Castella (Kasutera) is a traditional Japanese sponge cake made with sugar, flour, eggs, and starchy syrup. This Nagasaki specialty is raised only by egg foam, with no added butter or oil, and has a soft, moist, and spongy texture.

The cake is also known as Kasutera and was brought to Japan in the 16th century by Portuguese merchants.




Soufflé Cheesecake

Soufflé Cheesecake originated in Japan and is widely known as Japanese Cheesecake or Japanese Cotton Cheesecake outside of Japan. It combines the egg whites into the cake mixture and is baked in a bain-marie (water bath).



Green tea cookies

The green tea cookies are made with matcha green tea powder which gives the cookies a beautiful green color. They are crispy on the outside and soft from the inside.


Dango

Dango is a traditional Japanese sweet treat, round shape presented as rice flour and sugar dumplings skewered on a bamboo stick.

Some region-specific versions use other types of flour (such as potato or millet flour) or different ingredients such as green tea or azuki bean paste.

Today, there are numerous varieties of Dango, such as Anko, cha, Kuri, niku, teppanyaki, denpun, bocchan, sasa, kinako, and hanami Dango.

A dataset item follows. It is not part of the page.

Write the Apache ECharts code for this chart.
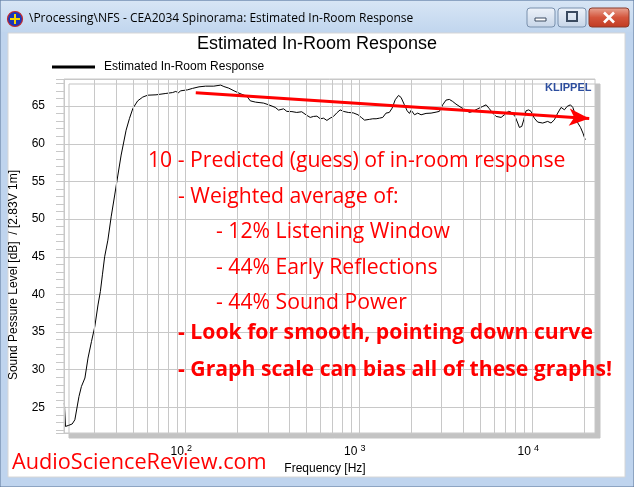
<!DOCTYPE html>
<html><head><meta charset="utf-8">
<script src="https://cdn.jsdelivr.net/npm/echarts@6/dist/echarts.min.js"></script>
<style>html,body{margin:0;padding:0;background:#bfd4ee}#c{width:634px;height:487px}</style>
</head><body><div id="c"></div>
<script>
// ---- data ----
const freqHz = [20.1, 20.4, 21.2, 22.3, 23.1, 24.4, 25.2, 26.4, 27.5, 28.8, 30.1, 31.4, 32.4, 33.3, 34.3, 35.8, 37.4, 39.2, 40.9, 42.7, 45.6, 47.7, 49.9, 53.2, 56.9, 60.7, 67.8, 77.3, 84.5, 88.2, 91.1, 94.2, 103, 110, 120, 131, 146, 160, 167, 178, 191, 204, 227, 237, 254, 283, 303, 330, 345, 369, 385, 412, 439, 469, 502, 525, 549, 574, 600, 627, 655, 684, 715, 747, 781, 816, 870, 930, 990, 1034, 1080, 1153, 1205, 1259, 1316, 1375, 1436, 1500, 1557, 1622, 1695, 1754, 1833, 1901, 1960, 2005, 2095, 2188, 2287, 2443, 2611, 2790, 2915, 3047, 3185, 3328, 3478, 3634, 3885, 4153, 4341, 4538, 4851, 5187, 5420, 5665, 5922, 6189, 6614, 6914, 7288, 7553, 7961, 8250, 8430, 8700, 8934, 9210, 9540, 9840, 10280, 10750, 11490, 12280, 12830, 13410, 14020, 14660, 15330, 15890, 16600, 17130, 17670, 18320, 18970, 19600, 20200];
const splDb = [25.57, 22.47, 22.6, 22.8, 23.35, 26.45, 27.77, 28.9, 31.54, 33.74, 35.73, 38.6, 40.37, 42.6, 45.0, 47.2, 50.3, 53.2, 55.85, 58.5, 61.8, 63.37, 64.7, 65.7, 66.2, 66.45, 66.5, 66.68, 66.8, 66.95, 66.77, 67.03, 67.16, 67.35, 67.56, 67.65, 67.65, 67.79, 67.6, 67.39, 67.03, 66.72, 66.29, 65.7, 65.53, 65.4, 65.17, 64.83, 64.47, 64.64, 64.3, 64.27, 64.16, 64.25, 63.77, 63.5, 63.63, 63.67, 63.32, 63.4, 63.1, 63.4, 63.63, 64.1, 64.5, 64.3, 64.16, 64.1, 63.85, 63.5, 63.14, 63.24, 63.32, 63.32, 63.4, 63.5, 64.07, 64.16, 64.73, 65.84, 66.42, 66.15, 65.17, 64.38, 64.03, 64.47, 63.85, 64.07, 63.85, 64.03, 64.07, 64.2, 64.3, 65.17, 65.8, 65.89, 65.62, 65.27, 64.83, 64.47, 64.16, 64.3, 64.64, 64.96, 65.17, 64.64, 64.07, 63.63, 63.5, 63.85, 64.3, 64.2, 63.63, 62.75, 62.17, 62.3, 63.18, 64.38, 64.5, 64.3, 63.4, 62.88, 62.75, 62.97, 62.75, 63.18, 64.07, 64.83, 64.51, 64.96, 65.17, 64.83, 63.94, 62.75, 62.18, 61.42, 60.53];
const gridFreqs = [20, 30, 40, 50, 60, 70, 80, 90, 100, 200, 300, 400, 500, 600, 700, 800, 900, 1000, 2000, 3000, 4000, 5000, 6000, 7000, 8000, 9000, 10000, 20000];
const trendStart = [115, 66.76];
const trendEnd = [21300, 63.37];
const seriesName = 'Estimated In-Room Response';
const chartTitle = 'Estimated In-Room Response';
const windowTitle = '\\Processing\\NFS - CEA2034 Spinorama: Estimated In-Room Response';
const yName = 'Sound Pessure Level [dB]  / [2.83V 1m]';
const xName = 'Frequency [Hz]';
const notes = [
  {t: '10 - Predicted (guess) of in-room response', x: 148, y: 161, b: false},
  {t: '- Weighted average of:', x: 178, y: 197, b: false},
  {t: '- 12% Listening Window', x: 216, y: 232, b: false},
  {t: '- 44% Early Reflections', x: 216, y: 268, b: false},
  {t: '- 44% Sound Power', x: 216, y: 303, b: false},
  {t: '- Look for smooth, pointing down curve', x: 178, y: 333, b: true},
  {t: '- Graph scale can bias all of these graphs!', x: 178, y: 370, b: true}
];

const chart = echarts.init(document.getElementById('c'), null, {renderer: 'canvas'});
const AR = '"Liberation Sans", Arial, sans-serif';
const OS = '"Open Sans", sans-serif';

const supMap = {2: '2', 3: '3', 4: '4'};
const graphics = [
  {type: 'rect', z: -20, shape: {x: 0, y: 0, width: 634, height: 487}, style: {fill: '#bfd4ee', stroke: '#5b7597', lineWidth: 1}},
  {type: 'rect', z: -19, shape: {x: 1, y: 1, width: 632, height: 31}, style: {fill: new echarts.graphic.LinearGradient(0, 0, 0, 1, [{offset: 0, color: '#d7e5f5'}, {offset: 1, color: '#c1d6ee'}])}},
  {type: 'rect', z: -18, shape: {x: 8, y: 33, width: 617, height: 444}, style: {fill: '#ffffff', stroke: '#d6d6d6', lineWidth: 1}},
  {type: 'circle', shape: {cx: 15, cy: 19, r: 7.5}, style: {fill: '#1c38b8', stroke: '#c42a2a', lineWidth: 1.2}},
  {type: 'line', shape: {x1: 10, y1: 19, x2: 20, y2: 19}, style: {stroke: '#f5d800', lineWidth: 2}},
  {type: 'line', shape: {x1: 15, y1: 14, x2: 15, y2: 24}, style: {stroke: '#f5d800', lineWidth: 2}},
  {type: 'text', style: {text: windowTitle, x: 29, y: 19, fill: '#000', fontSize: 12, fontFamily: OS, verticalAlign: 'middle'}},
  {type: 'rect', shape: {x: 527, y: 8, width: 28, height: 19, r: 3}, style: {fill: new echarts.graphic.LinearGradient(0, 0, 0, 1, [{offset: 0, color: '#eef3fa'}, {offset: 1, color: '#c6d5e8'}]), stroke: '#7990ad'}},
  {type: 'rect', shape: {x: 535, y: 18, width: 11, height: 3}, style: {fill: '#fff', stroke: '#3a4a60', lineWidth: 1}},
  {type: 'rect', shape: {x: 558, y: 8, width: 28, height: 19, r: 3}, style: {fill: new echarts.graphic.LinearGradient(0, 0, 0, 1, [{offset: 0, color: '#eef3fa'}, {offset: 1, color: '#c6d5e8'}]), stroke: '#7990ad'}},
  {type: 'rect', shape: {x: 567, y: 12, width: 10, height: 9}, style: {fill: 'none', stroke: '#3a4a60', lineWidth: 2}},
  {type: 'rect', shape: {x: 589, y: 8, width: 40, height: 19, r: 3}, style: {fill: new echarts.graphic.LinearGradient(0, 0, 0, 1, [{offset: 0, color: '#e9a796'}, {offset: 0.5, color: '#d4553c'}, {offset: 1, color: '#c03a22'}]), stroke: '#8a3a2a'}},
  {type: 'line', shape: {x1: 604, y1: 12.5, x2: 614, y2: 22.5}, style: {stroke: '#fff', lineWidth: 2.6}},
  {type: 'line', shape: {x1: 614, y1: 12.5, x2: 604, y2: 22.5}, style: {stroke: '#fff', lineWidth: 2.6}},
  {type: 'text', style: {text: 'KLIPPEL', x: 545, y: 88, fill: '#2c4d9e', fontSize: 11, fontWeight: 'bold', fontFamily: AR, verticalAlign: 'middle'}},
  {type: 'text', style: {text: 'AudioScienceReview.com', x: 12, y: 463, fill: '#ff0000', fontSize: 21.7, fontFamily: OS, verticalAlign: 'middle'}}
];
notes.forEach(n => graphics.push({type: 'text', z: 10, style: {text: n.t, x: n.x, y: n.y, fill: '#ff0000', fontSize: 21.2, fontWeight: n.b ? 'bold' : 'normal', fontFamily: OS, verticalAlign: 'middle'}}));

const option = {
  animation: false,
  backgroundColor: '#bfd4ee',
  title: {text: chartTitle, left: 'center', top: 35, padding: 0, textStyle: {fontSize: 18, fontWeight: 'normal', color: '#000', fontFamily: AR}},
  legend: {data: [seriesName], left: 52, top: 61, padding: 0, icon: 'rect', itemWidth: 43, itemHeight: 3, itemGap: 10, textStyle: {fontSize: 12, color: '#000', fontFamily: AR, padding: [0, 0, 0, 4]}},
  grid: {left: 60, top: 79, right: 39, bottom: 54, show: true, backgroundColor: '#fff', borderColor: '#c8c8c8', borderWidth: 1, shadowColor: '#c3c3c3', shadowOffsetX: 5, shadowOffsetY: 5, shadowBlur: 0},
  xAxis: {
    type: 'log', logBase: 10, min: 20, max: 23000,
    name: xName, nameLocation: 'middle', nameGap: 26,
    nameTextStyle: {fontSize: 12, color: '#000', fontFamily: AR, padding: [0, 9, 0, 0]},
    axisLine: {show: false}, axisTick: {show: false}, splitLine: {show: false},
    axisLabel: {
      margin: 11, padding: [0, 8, 0, 0], color: '#000', fontFamily: AR, fontSize: 12,
      formatter: v => {
        const e = Math.log10(v), r = Math.round(e);
        if (Math.abs(e - r) > 1e-6 || r < 2 || r > 4) return '';
        return '{b|10}{s|' + supMap[r] + '}';
      },
      rich: {b: {fontSize: 12, fontFamily: AR, color: '#000'}, s: {fontSize: 9, fontFamily: AR, color: '#000', verticalAlign: 'bottom', padding: [0, 0, 7, 3]}}
    }
  },
  yAxis: [{
    type: 'value', min: 21.6, max: 68.6, minInterval: 5, maxInterval: 5,
    name: yName, nameLocation: 'middle', nameGap: 44, nameRotate: 90,
    nameTextStyle: {fontSize: 12, color: '#000', fontFamily: AR, padding: [0, 38, 0, 0]},
    axisLine: {show: false}, axisTick: {show: false},
    splitLine: {show: true, lineStyle: {color: '#c8c8c8', width: 1}},
    axisLabel: {margin: 19, color: '#000', fontFamily: AR, fontSize: 12, formatter: v => (Math.abs(v % 5) < 1e-6 ? String(v) : '')}
  }, {
    type: 'value', min: 21.6, max: 68.6, minInterval: 1, maxInterval: 1, position: 'left',
    axisLine: {show: false}, axisLabel: {show: false}, splitLine: {show: false},
    axisTick: {show: true, length: 8, lineStyle: {color: '#c8c8c8', width: 1}}
  }],
  series: [
    {
      name: 'grid', type: 'line', data: [], z: 1, silent: true,
      markLine: {silent: true, symbol: ['none', 'none'], label: {show: false}, animation: false,
        lineStyle: {color: '#c8c8c8', width: 1, type: 'solid'},
        data: gridFreqs.map(f => ({xAxis: f}))}
    },
    {
      name: seriesName, type: 'line', z: 3, showSymbol: false, symbol: 'none', color: '#000',
      lineStyle: {color: '#000', width: 1},
      data: freqHz.map((f, i) => [f, splDb[i]])
    },
    {
      name: 'trend', type: 'line', data: [], z: 5, silent: true,
      markLine: {silent: true, symbol: ['none', 'arrow'], symbolSize: [13, 20], label: {show: false}, animation: false,
        lineStyle: {color: '#ff0000', width: 3, type: 'solid'},
        data: [[{coord: trendStart}, {coord: trendEnd}]]}
    }
  ],
  graphic: graphics
};
chart.setOption(option);
</script></body></html>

Raindrop Cake (Mizu Shingen Mochi)

Mizu Shingen Mochi better known as the raindrop cake is an agar-agar jelly that looks like a large ball of water. It’s pretty, but because it’s mostly made of water, it doesn’t taste like much. It can be served with any topping you like.



Matcha Mille Crêpe

Matcha Mille Crepe Cake is made of thin layers of green tea crepes stacked together with fresh whipped cream in-between.


Zenzai

Japanese zenzai is an unusual dessert that combines thick red bean soup with mochi, the famous sticky rice cake. It can be made by boiling dried red beans or diluting Anko (sweetened red bean paste) in water. The soup can either have a hard or a completely smooth texture. Zenzai can be enriched with different flavors such as orange zest, but the flavor should generally be subtle and natural with a hint of sweetness. Before serving, the hot mochi cakes which have been heated or grilled are placed into this hearty liquid dessert.


Daifuku

Daifuku often referred to as daifuku mochi, is a popular Japanese confectionery.

It is usually shaped into small round balls, which consist of a chewy outer layer and a creamy, sweet filling. The daifuku shell is made with mochi, a glutinous ingredient created through the time-consuming process of crushing boiled or steamed rice.

It is often tinted with different colors, most commonly pale pink and light green, creating a decorative and appealing treat.

Each daifuku cake is filled with luscious creamy and sweet content, and the most common is the traditional semi-sweet red bean paste, popularly called Anko or tsubuan.



Drinks

Matcha

Matcha is finely ground powder of specially grown and processed green tea leaves, traditionally consumed in East Asia. The green tea plants used for matcha are shade-grown for three to four weeks before harvest; the stems and veins are removed during processing.